Native Americans sue Trump administration over Rio Tinto’s Arizona copper project

Native Americans sue Trump administration over Rio Tinto’s Arizona copper project
uk.finance.yahoo.com

Members of the San Carlos Apache tribe in Arizona said they have sued the Trump Administration to block a pending land swap that would give Rio Tinto the land it needs to build its Resolution Copper project.

Apache Stronghold, a non-profit organization that filed the lawsuit in the US District Court in Phoenix, said it sought to stop the publication of a final environmental impact statement that will trigger the transfer of Oak Flat land to Resolution Copper, Reuters reported.

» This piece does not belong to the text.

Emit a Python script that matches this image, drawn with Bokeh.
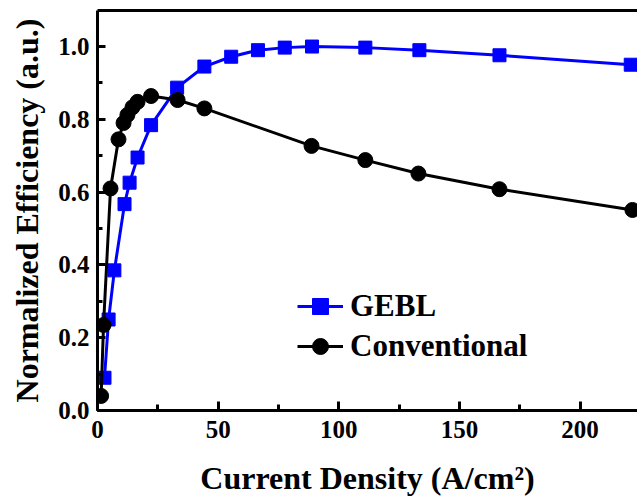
from bokeh.plotting import figure
from bokeh.models import (Range1d, LinearAxis, FixedTicker, SingleIntervalTicker,
                          Legend, LegendItem, CustomJSTickFormatter)
from bokeh.embed import file_html
from bokeh.resources import INLINE

# ---- data ----
gebl_x = [2.9, 4.6, 7.0, 11.2, 13.3, 16.6, 22.2, 33.0, 44.3, 55.4, 66.5, 77.6, 88.9,
          111.0, 133.4, 166.6, 221.0]
gebl_y = [0.09, 0.25, 0.385, 0.567, 0.626, 0.695, 0.784, 0.887, 0.945, 0.972, 0.99,
          0.997, 1.0, 0.997, 0.99, 0.976, 0.95]

conv_x = [1.5, 2.5, 5.4, 8.7, 10.8, 12.4, 14.5, 16.6, 22.2, 33.2, 44.3, 88.7, 111.0,
          133.0, 166.6, 221.7]
conv_y = [0.04, 0.235, 0.61, 0.745, 0.79, 0.812, 0.833, 0.848, 0.864, 0.853, 0.83,
          0.727, 0.688, 0.651, 0.608, 0.551]

FONT = "Liberation Serif"

p = figure(width=637, height=498, output_backend="svg", toolbar_location=None,
           x_range=Range1d(0, 223.8), y_range=Range1d(0, 1.099),
           min_border_left=97, min_border_top=10, min_border_right=0,
           min_border_bottom=87, x_axis_label="Current Density (A/cm²)",
           y_axis_label="Normalized Efficiency (a.u.)")
p.outline_line_color = None
p.grid.visible = False
p.background_fill_color = "white"
p.border_fill_color = "white"

for ax in (p.xaxis[0], p.yaxis[0]):
    ax.axis_line_width = 3
    ax.major_tick_line_width = 3
    ax.minor_tick_line_width = 3
    ax.major_tick_out = 0
    ax.minor_tick_out = 0
    ax.major_label_text_font = FONT
    ax.major_label_text_font_style = "bold"
    ax.major_label_text_font_size = "25px"
    ax.major_label_text_color = "black"
    ax.axis_label_text_font = FONT
    ax.axis_label_text_font_style = "bold"
    ax.axis_label_text_font_size = "32px"
    ax.axis_label_text_color = "black"

p.xaxis[0].ticker = SingleIntervalTicker(interval=50, num_minor_ticks=2)
p.xaxis[0].major_tick_in = 9
p.xaxis[0].minor_tick_in = 6
p.xaxis[0].major_label_standoff = 10
p.xaxis[0].axis_label_standoff = 19

p.yaxis[0].ticker = SingleIntervalTicker(interval=0.2, num_minor_ticks=2)
p.yaxis[0].major_tick_in = 8
p.yaxis[0].minor_tick_in = 5
p.yaxis[0].major_label_standoff = 8
p.yaxis[0].axis_label_standoff = 10
p.yaxis[0].formatter = CustomJSTickFormatter(code="return tick.toFixed(1);")

top = LinearAxis(ticker=FixedTicker(ticks=[]), axis_line_width=3,
                 major_tick_line_color=None, minor_tick_line_color=None,
                 major_label_text_font_size="0px", major_tick_out=0, minor_tick_out=0,
                 major_label_standoff=0)
p.add_layout(top, "above")

gl = p.line(gebl_x, gebl_y, line_color="#0000ff", line_width=3)
gs = p.scatter(gebl_x, gebl_y, marker="square", size=13, fill_color="#0000ff",
               line_color="#0000ff")
cl = p.line(conv_x, conv_y, line_color="black", line_width=3)
cs = p.scatter(conv_x, conv_y, marker="circle", size=15, fill_color="black",
               line_color="black")

legend = Legend(items=[LegendItem(label="GEBL", renderers=[gl, gs]),
                       LegendItem(label="Conventional", renderers=[cl, cs])],
                location=(200, 44), border_line_color=None,
                background_fill_alpha=0, padding=0, spacing=0, margin=0,
                glyph_width=46, glyph_height=40, label_height=40, label_standoff=7,
                label_text_font=FONT, label_text_font_style="bold",
                label_text_font_size="31px", label_text_color="black")
p.add_layout(legend, "center")

open("out.html", "w").write(file_html(p, INLINE))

Oak Flat, or Chi’chil Bildagoteel, is central to the Apache tribe’s traditional religion and identity. The land is located about 70 miles east of Phoenix in the Tonto National Forest.

“Giving away our sacred land by the US government for destruction by a foreign mining company destroys our ability to practice our religion,” Apache Stronghold said in an emailed statement.

In a separate letter to the US Department of Agriculture obtained by Reuters, tribe chairman Terry Rambler said the department had failed to consider “substantial new information about

cumulative impacts to groundwater resources,” particularly at the proposed tailings dam site.

He requested the department hold off publication until all new information had been considered: “At stake are potentially disastrous environmental impacts,” Rambler said.

Resolution Copper said it was reviewing the complaint.

“We remain committed to ongoing engagement with Native American tribes to continue shaping the project and deliver initiatives that recognize and protect cultural heritage,” it said in a statement.

It has said that it anticipated the Oak Flat campgrounds will be open for at least the next several decades, and possibly longer, if it decides to go ahead with the project.

Minority partner BHP Group had no immediate comment.

US President Donald Trump’s outgoing administration plans to approve the land swap on Jan. 15, clearing a long-time hurdle for a project that is opposed by many Native Americans.

The statement is slated to be published on Friday, five days before Trump is replaced by President-elect Joe Biden.

While Biden has not spoken publicly about the project, he promised Arizona tribal leaders in October that they would “have a seat at the table” in his administration.